Thank you for such detail classicT 
My roof window will start 7' from the bearing point of the rafter, roughly in the middle of the 16' span (I am not at the house so can't measure for sure), so does that knock me out of:

Single trimmer joists shall be permitted to be used to carry a single header joist that is located within 3 feet (914 mm) of the trimmer joist bearing.

My plan is to double the trimmer joists but not the one joist that I cut out. Do you think that will work?

Sorry, in previous posts, I wasn't using the right name for the trimmer joists.

ALu


----------



## Aunty Lulu (Oct 19, 2020)

mark handler said:


> Doesn't matter its a graphic, DOES THIS MAKE IT ALL BETTER
> use LTP or A35 at all side
> View attachment 7050​


Thank you for the info on the ties and yes, a diagram does "make it all better". 
So, this summer at our museum we had an exceptional wind event and lost a roof (with all the trusses). I overheard the contractors that came (to revel in the fact that THEY hadn't built it), say that the builder was supposed to use nails not screws for those strong ties. Is that correct? I would MUCH rather use screws if it is ok (i'm really not enthusiastic about having 115 years worth of dust and mouse crap raining down on me with all that hammering- I'll get enough with an impactor). I did see in the code book that they reference nails and how many (when not using ties) but nothing about screws.

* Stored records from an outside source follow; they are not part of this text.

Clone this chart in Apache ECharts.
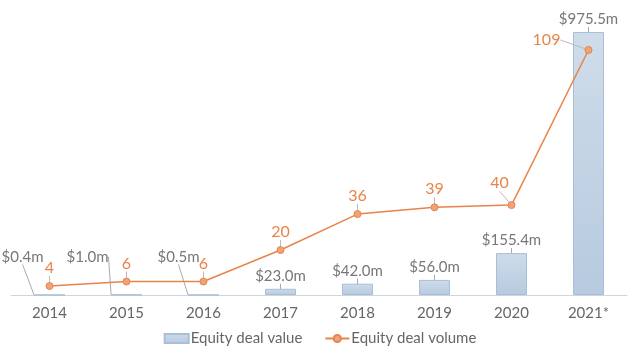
<!DOCTYPE html>
<html><head><meta charset="utf-8">
<script src="https://cdn.jsdelivr.net/npm/echarts@6/dist/echarts.min.js"></script>
<style>html,body{margin:0;padding:0;background:#fff}#c{width:640px;height:359px}</style>
</head><body><div id="c"></div>
<script>
const categories = ['2014','2015','2016','2017','2018','2019','2020','2021*'];
const dealValue = [0.4, 1.0, 0.5, 23.0, 42.0, 56.0, 155.4, 975.5];
const dealVolume = [4, 6, 6, 20, 36, 39, 40, 109];

const barShift = {0:[-27,-25],1:[-39,-25],2:[-25,-25]};
const lineShift = {6:[-12,-4],7:[-42,8]};

const chart = echarts.init(document.getElementById('c'));
chart.setOption({
  animation:false,
  textStyle:{fontFamily:'Lato'},
  grid:{left:11,right:13,top:32,bottom:64},
  legend:{bottom:8,itemGap:22,itemWidth:24,itemHeight:9,
    textStyle:{fontFamily:'Lato',fontSize:15,color:'#666',padding:[0,0,0,-3]},
    data:[{name:'Equity deal value',icon:'rect'},{name:'Equity deal volume'}]},
  xAxis:{type:'category',data:categories,
    axisLine:{lineStyle:{color:'#ccd6e0',width:1}},axisTick:{show:false},
    axisLabel:{fontFamily:'Lato',fontSize:15,color:'#666',margin:11}},
  yAxis:[{type:'value',min:0,max:975.5,show:false,splitLine:{show:false}},
         {type:'value',min:0,max:117,show:false,splitLine:{show:false}}],
  series:[
    {name:'Equity deal value',type:'bar',data:dealValue,barWidth:31,
      itemStyle:{color:new echarts.graphic.LinearGradient(0,0,0,1,[{offset:0,color:'#cfdcea'},{offset:1,color:'#b7cadf'}]),
        borderColor:'#a8bfd8',borderWidth:1},
      label:{show:true,position:'top',distance:5,fontFamily:'Lato',fontSize:15,color:'#777',
        formatter:p=>'$'+p.value.toFixed(1)+'m'},
      labelLine:{show:true,lineStyle:{color:'#aaa',width:1}},
      labelLayout:p=>barShift[p.dataIndex]?{dx:barShift[p.dataIndex][0],dy:barShift[p.dataIndex][1]}:{}
    },
    {name:'Equity deal volume',type:'line',yAxisIndex:1,data:dealVolume,
      symbol:'circle',symbolSize:7,
      lineStyle:{color:'#e8844a',width:1.5},
      itemStyle:{color:'#f0a27a',borderColor:'#e8844a',borderWidth:1},
      label:{show:true,position:'top',distance:6,fontFamily:'Lato',fontSize:16,color:'#e8844a'},
      labelLine:{show:true,lineStyle:{color:'#bbb',width:1}},
      labelLayout:p=>lineShift[p.dataIndex]?{dx:lineShift[p.dataIndex][0],dy:lineShift[p.dataIndex][1]}:{}
    }
  ]
});
</script></body></html>
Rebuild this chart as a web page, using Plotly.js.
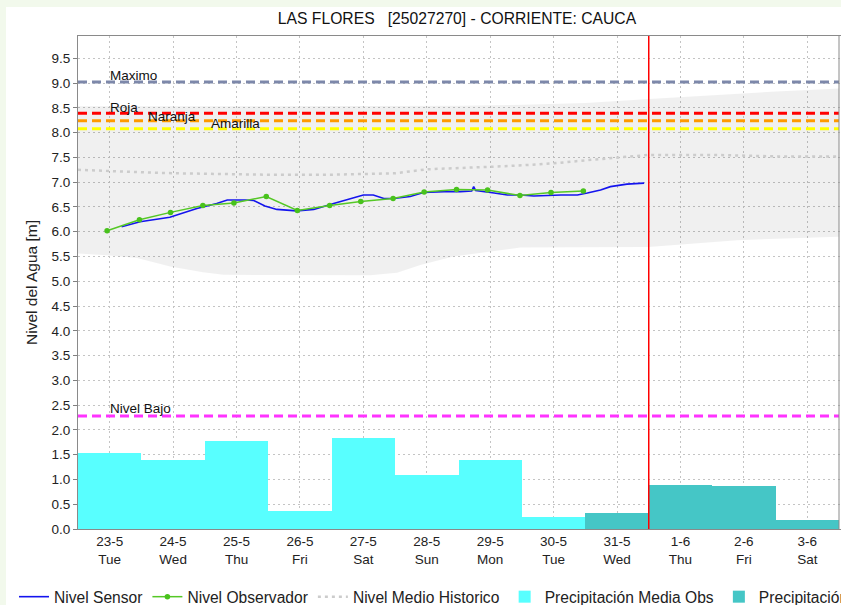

Thanks, and please don't get mad at what might be to you a stupid question... up here on a ranch Wyoming, we kind of just use common sense because there are no inspectors to speak of- but that house is in Denver...


----------



## Paul Sweet (Oct 20, 2020)

Simpson does make screws that can be used with their connectors:








						Screws and Nails
					

Screws and Nails | Simpson Strong-Tie




					www.strongtie.com
				




Do NOT use cabinet screws, drywall screws, decking screws, or other stock screws from big-box stores, because many of them are brittle and will snap with repeated bending under cyclical load.


----------



## MACV (Oct 20, 2020)

"16' from floor to ridge board" is not the dimension of the rafter span.  If this is a simple gable roof, what is the total width of the house?


----------



## MACV (Oct 21, 2020)

If the 2x6 rafters slope 12 in 12 and are 16-0 long measured *along* the rafters, then the horizontal *span* is about 11-2 and the width of the house would be about 22-4.


----------



## Aunty Lulu (Oct 22, 2020)

Paul Sweet said:


> Simpson does make screws that can be used with their connectors:
> 
> 
> 
> ...


Thank you- I found the strong tie site and found the right screws: Strong-Drive® SD CONNECTOR Screw SD 9  1.5"
Deck screws are exactly what the contractor used on the building that lost it's roof.


----------



## Aunty Lulu (Oct 22, 2020)

MACV said:


> "16' from floor to ridge board" is not the dimension of the rafter span.  If this is a simple gable roof, what is the total width of the house?


Sorry I'm not there now to get an exact measurement but based on geometry, it should be around 22-23'


----------



## Aunty Lulu (Nov 21, 2020)

So, here is the framing that I did. I'm waiting for the roofers to show up and put the actual skylights in.
So, one thing I learned after fighting to fit the first rafter in at full size- IT WON'T FIT FROM THE INSIDE!! I thought maybe I would be able to turn it sideways or nip the point of the top- but no! So, after checking with a building inspector, I cut 1-1/2" off at the bottom of the rafter (When in place, it actually ended up being more like 2.5" and it didn't matter which end I cut). This gave it the wiggle room I needed. I then put in a block at the bottom for it to rest on.

When putting the rafter in I tied a rope to the top of the rafter and put it through a small hole next to the existing rafter to pull it up (and hold it there while I screwed it into place). It worked pretty easily after I cut the bit off the bottom.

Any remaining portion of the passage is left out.